─── EXTRACTED INFORMATION

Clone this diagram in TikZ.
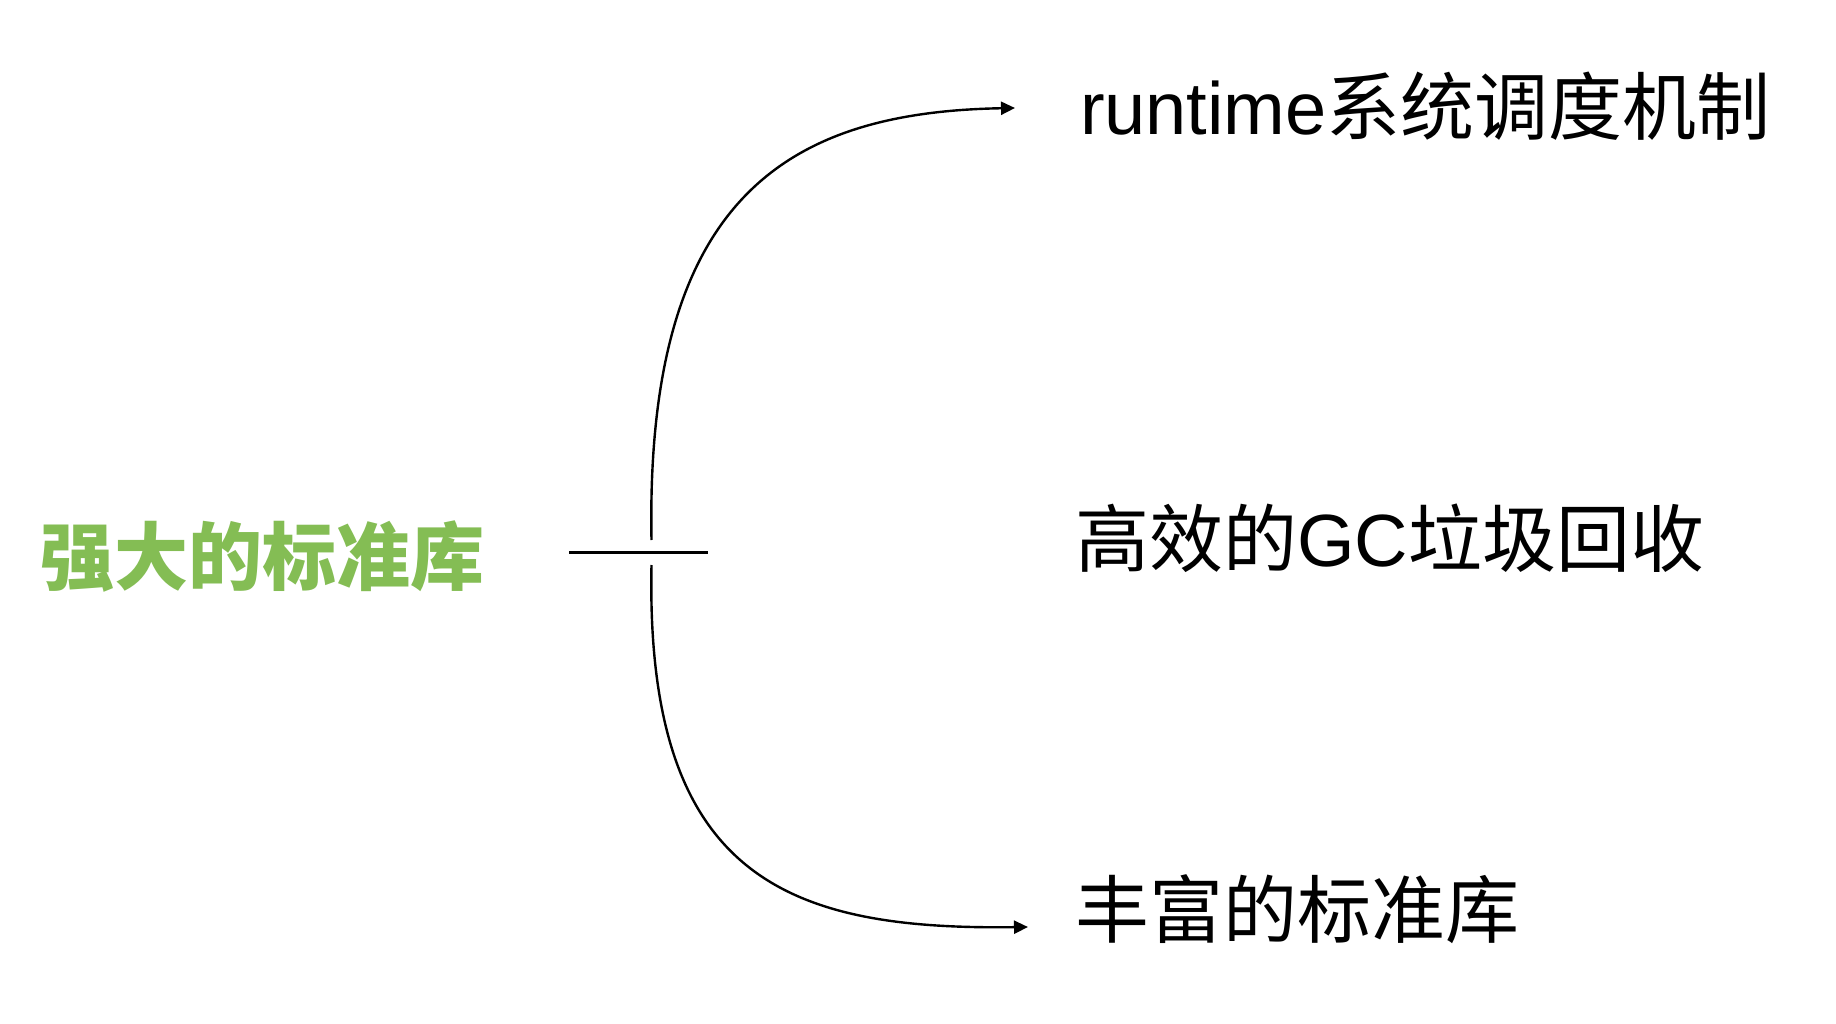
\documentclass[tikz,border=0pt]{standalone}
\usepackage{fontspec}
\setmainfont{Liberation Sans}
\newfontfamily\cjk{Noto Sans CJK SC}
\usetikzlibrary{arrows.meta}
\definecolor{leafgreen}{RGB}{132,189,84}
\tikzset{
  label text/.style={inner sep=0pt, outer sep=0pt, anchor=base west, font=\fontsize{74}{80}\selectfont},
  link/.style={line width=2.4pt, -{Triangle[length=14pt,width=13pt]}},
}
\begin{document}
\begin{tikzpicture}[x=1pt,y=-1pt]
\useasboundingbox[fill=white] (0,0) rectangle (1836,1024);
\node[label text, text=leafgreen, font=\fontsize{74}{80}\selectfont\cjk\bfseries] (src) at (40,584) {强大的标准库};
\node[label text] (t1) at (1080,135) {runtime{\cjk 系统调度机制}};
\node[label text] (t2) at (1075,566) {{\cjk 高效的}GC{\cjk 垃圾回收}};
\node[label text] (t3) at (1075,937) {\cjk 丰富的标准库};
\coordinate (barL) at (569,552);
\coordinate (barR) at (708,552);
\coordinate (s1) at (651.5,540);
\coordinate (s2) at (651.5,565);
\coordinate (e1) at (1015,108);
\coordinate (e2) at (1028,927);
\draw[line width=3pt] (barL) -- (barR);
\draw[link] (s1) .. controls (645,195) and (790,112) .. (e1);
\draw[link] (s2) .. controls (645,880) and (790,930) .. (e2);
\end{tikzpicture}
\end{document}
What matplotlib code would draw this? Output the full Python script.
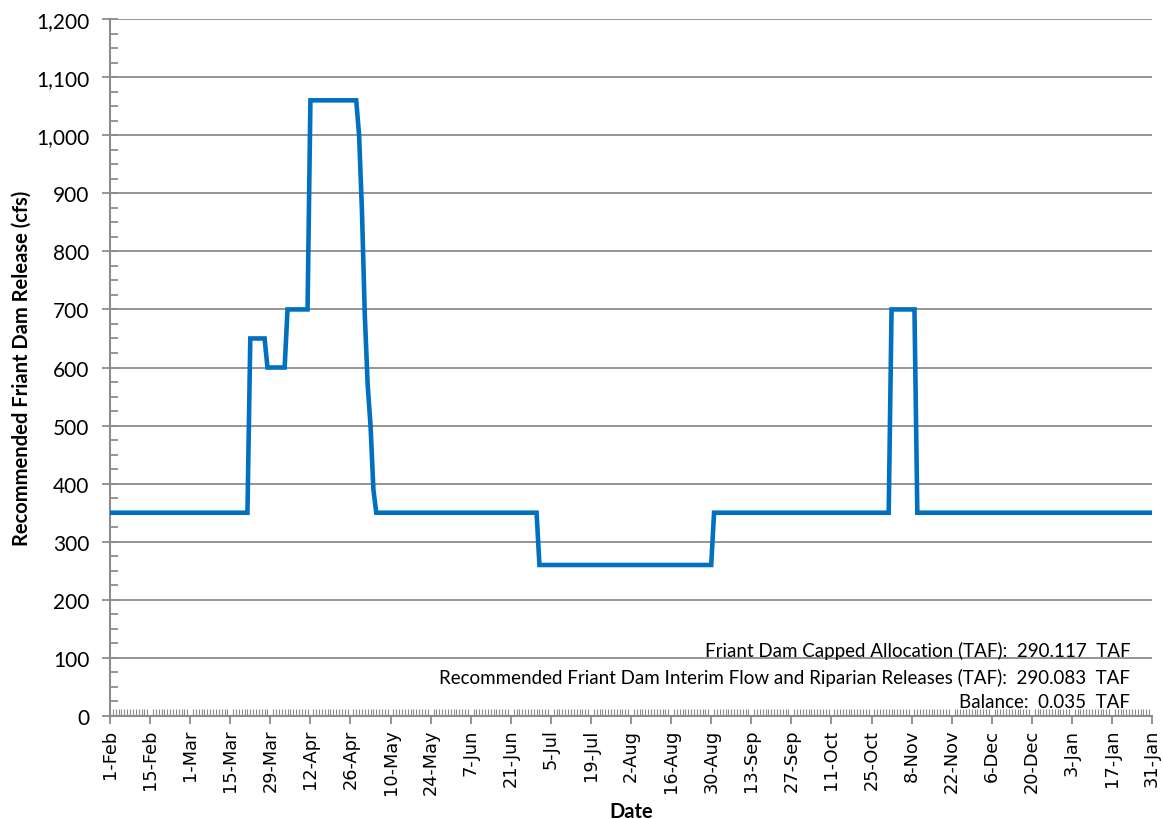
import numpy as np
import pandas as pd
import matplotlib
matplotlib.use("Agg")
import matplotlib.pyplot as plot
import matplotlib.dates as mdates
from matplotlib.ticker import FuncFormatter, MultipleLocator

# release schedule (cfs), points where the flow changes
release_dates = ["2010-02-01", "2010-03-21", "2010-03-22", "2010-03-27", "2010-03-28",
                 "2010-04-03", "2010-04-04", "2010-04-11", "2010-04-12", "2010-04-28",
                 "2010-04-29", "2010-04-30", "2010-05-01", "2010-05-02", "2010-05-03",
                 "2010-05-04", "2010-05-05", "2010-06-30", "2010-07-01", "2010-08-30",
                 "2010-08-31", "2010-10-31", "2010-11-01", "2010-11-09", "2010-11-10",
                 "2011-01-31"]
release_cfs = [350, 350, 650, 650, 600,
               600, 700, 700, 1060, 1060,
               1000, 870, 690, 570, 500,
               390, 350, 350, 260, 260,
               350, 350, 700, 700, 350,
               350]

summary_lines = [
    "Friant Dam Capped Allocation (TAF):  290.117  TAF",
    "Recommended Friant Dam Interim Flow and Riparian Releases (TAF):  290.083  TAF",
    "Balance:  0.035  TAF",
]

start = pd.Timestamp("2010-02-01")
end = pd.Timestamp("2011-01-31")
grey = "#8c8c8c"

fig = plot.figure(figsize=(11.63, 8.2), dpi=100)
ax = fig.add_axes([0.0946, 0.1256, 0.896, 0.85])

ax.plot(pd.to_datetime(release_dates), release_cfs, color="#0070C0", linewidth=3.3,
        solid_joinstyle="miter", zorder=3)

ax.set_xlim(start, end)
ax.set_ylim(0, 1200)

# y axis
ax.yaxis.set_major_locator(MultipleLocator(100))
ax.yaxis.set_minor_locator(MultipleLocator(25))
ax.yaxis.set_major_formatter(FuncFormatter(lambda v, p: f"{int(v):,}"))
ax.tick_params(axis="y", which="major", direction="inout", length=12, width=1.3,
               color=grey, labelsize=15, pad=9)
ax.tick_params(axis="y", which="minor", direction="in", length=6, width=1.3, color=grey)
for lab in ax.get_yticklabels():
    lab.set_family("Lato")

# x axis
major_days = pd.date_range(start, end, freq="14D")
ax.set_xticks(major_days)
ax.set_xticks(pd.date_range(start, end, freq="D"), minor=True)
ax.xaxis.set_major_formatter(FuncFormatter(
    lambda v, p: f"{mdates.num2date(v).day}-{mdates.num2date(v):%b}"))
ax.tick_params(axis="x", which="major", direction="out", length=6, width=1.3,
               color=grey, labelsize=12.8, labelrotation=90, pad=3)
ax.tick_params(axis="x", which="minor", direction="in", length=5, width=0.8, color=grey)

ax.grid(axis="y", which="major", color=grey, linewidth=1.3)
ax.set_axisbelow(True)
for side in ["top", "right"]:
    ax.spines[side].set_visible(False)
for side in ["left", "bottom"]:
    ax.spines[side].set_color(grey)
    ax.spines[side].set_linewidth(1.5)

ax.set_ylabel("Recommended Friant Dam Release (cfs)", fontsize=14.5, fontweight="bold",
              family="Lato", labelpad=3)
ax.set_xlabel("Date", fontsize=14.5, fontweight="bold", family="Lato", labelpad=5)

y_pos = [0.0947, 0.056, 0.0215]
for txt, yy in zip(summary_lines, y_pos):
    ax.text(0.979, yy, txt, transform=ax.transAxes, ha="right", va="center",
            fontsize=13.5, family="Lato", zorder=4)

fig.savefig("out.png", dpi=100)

──────

_WHAT IS NEEDED_. Set the listing down in full and exactly. Pictures within it should not appear in the copy.

_RESPONSE_.
Clone this diagram in TikZ.
\documentclass[tikz,border=0pt]{standalone}
\usepackage{fontspec}
\setmainfont{Liberation Sans}
\newfontfamily\cjk{Noto Sans CJK SC}
\usetikzlibrary{arrows.meta}
\definecolor{leafgreen}{RGB}{132,189,84}
\tikzset{
  label text/.style={inner sep=0pt, outer sep=0pt, anchor=base west, font=\fontsize{74}{80}\selectfont},
  link/.style={line width=2.4pt, -{Triangle[length=14pt,width=13pt]}},
}
\begin{document}
\begin{tikzpicture}[x=1pt,y=-1pt]
\useasboundingbox[fill=white] (0,0) rectangle (1836,1024);
\node[label text, text=leafgreen, font=\fontsize{74}{80}\selectfont\cjk\bfseries] (src) at (40,584) {强大的标准库};
\node[label text] (t1) at (1080,135) {runtime{\cjk 系统调度机制}};
\node[label text] (t2) at (1075,566) {{\cjk 高效的}GC{\cjk 垃圾回收}};
\node[label text] (t3) at (1075,937) {\cjk 丰富的标准库};
\coordinate (barL) at (569,552);
\coordinate (barR) at (708,552);
\coordinate (s1) at (651.5,540);
\coordinate (s2) at (651.5,565);
\coordinate (e1) at (1015,108);
\coordinate (e2) at (1028,927);
\draw[line width=3pt] (barL) -- (barR);
\draw[link] (s1) .. controls (645,195) and (790,112) .. (e1);
\draw[link] (s2) .. controls (645,880) and (790,930) .. (e2);
\end{tikzpicture}
\end{document}
What matplotlib code would draw this? Output the full Python script.
import numpy as np
import pandas as pd
import matplotlib
matplotlib.use("Agg")
import matplotlib.pyplot as plot
import matplotlib.dates as mdates
from matplotlib.ticker import FuncFormatter, MultipleLocator

# release schedule (cfs), points where the flow changes
release_dates = ["2010-02-01", "2010-03-21", "2010-03-22", "2010-03-27", "2010-03-28",
                 "2010-04-03", "2010-04-04", "2010-04-11", "2010-04-12", "2010-04-28",
                 "2010-04-29", "2010-04-30", "2010-05-01", "2010-05-02", "2010-05-03",
                 "2010-05-04", "2010-05-05", "2010-06-30", "2010-07-01", "2010-08-30",
                 "2010-08-31", "2010-10-31", "2010-11-01", "2010-11-09", "2010-11-10",
                 "2011-01-31"]
release_cfs = [350, 350, 650, 650, 600,
               600, 700, 700, 1060, 1060,
               1000, 870, 690, 570, 500,
               390, 350, 350, 260, 260,
               350, 350, 700, 700, 350,
               350]

summary_lines = [
    "Friant Dam Capped Allocation (TAF):  290.117  TAF",
    "Recommended Friant Dam Interim Flow and Riparian Releases (TAF):  290.083  TAF",
    "Balance:  0.035  TAF",
]

start = pd.Timestamp("2010-02-01")
end = pd.Timestamp("2011-01-31")
grey = "#8c8c8c"

fig = plot.figure(figsize=(11.63, 8.2), dpi=100)
ax = fig.add_axes([0.0946, 0.1256, 0.896, 0.85])

ax.plot(pd.to_datetime(release_dates), release_cfs, color="#0070C0", linewidth=3.3,
        solid_joinstyle="miter", zorder=3)

ax.set_xlim(start, end)
ax.set_ylim(0, 1200)

# y axis
ax.yaxis.set_major_locator(MultipleLocator(100))
ax.yaxis.set_minor_locator(MultipleLocator(25))
ax.yaxis.set_major_formatter(FuncFormatter(lambda v, p: f"{int(v):,}"))
ax.tick_params(axis="y", which="major", direction="inout", length=12, width=1.3,
               color=grey, labelsize=15, pad=9)
ax.tick_params(axis="y", which="minor", direction="in", length=6, width=1.3, color=grey)
for lab in ax.get_yticklabels():
    lab.set_family("Lato")

# x axis
major_days = pd.date_range(start, end, freq="14D")
ax.set_xticks(major_days)
ax.set_xticks(pd.date_range(start, end, freq="D"), minor=True)
ax.xaxis.set_major_formatter(FuncFormatter(
    lambda v, p: f"{mdates.num2date(v).day}-{mdates.num2date(v):%b}"))
ax.tick_params(axis="x", which="major", direction="out", length=6, width=1.3,
               color=grey, labelsize=12.8, labelrotation=90, pad=3)
ax.tick_params(axis="x", which="minor", direction="in", length=5, width=0.8, color=grey)

ax.grid(axis="y", which="major", color=grey, linewidth=1.3)
ax.set_axisbelow(True)
for side in ["top", "right"]:
    ax.spines[side].set_visible(False)
for side in ["left", "bottom"]:
    ax.spines[side].set_color(grey)
    ax.spines[side].set_linewidth(1.5)

ax.set_ylabel("Recommended Friant Dam Release (cfs)", fontsize=14.5, fontweight="bold",
              family="Lato", labelpad=3)
ax.set_xlabel("Date", fontsize=14.5, fontweight="bold", family="Lato", labelpad=5)

y_pos = [0.0947, 0.056, 0.0215]
for txt, yy in zip(summary_lines, y_pos):
    ax.text(0.979, yy, txt, transform=ax.transAxes, ha="right", va="center",
            fontsize=13.5, family="Lato", zorder=4)

fig.savefig("out.png", dpi=100)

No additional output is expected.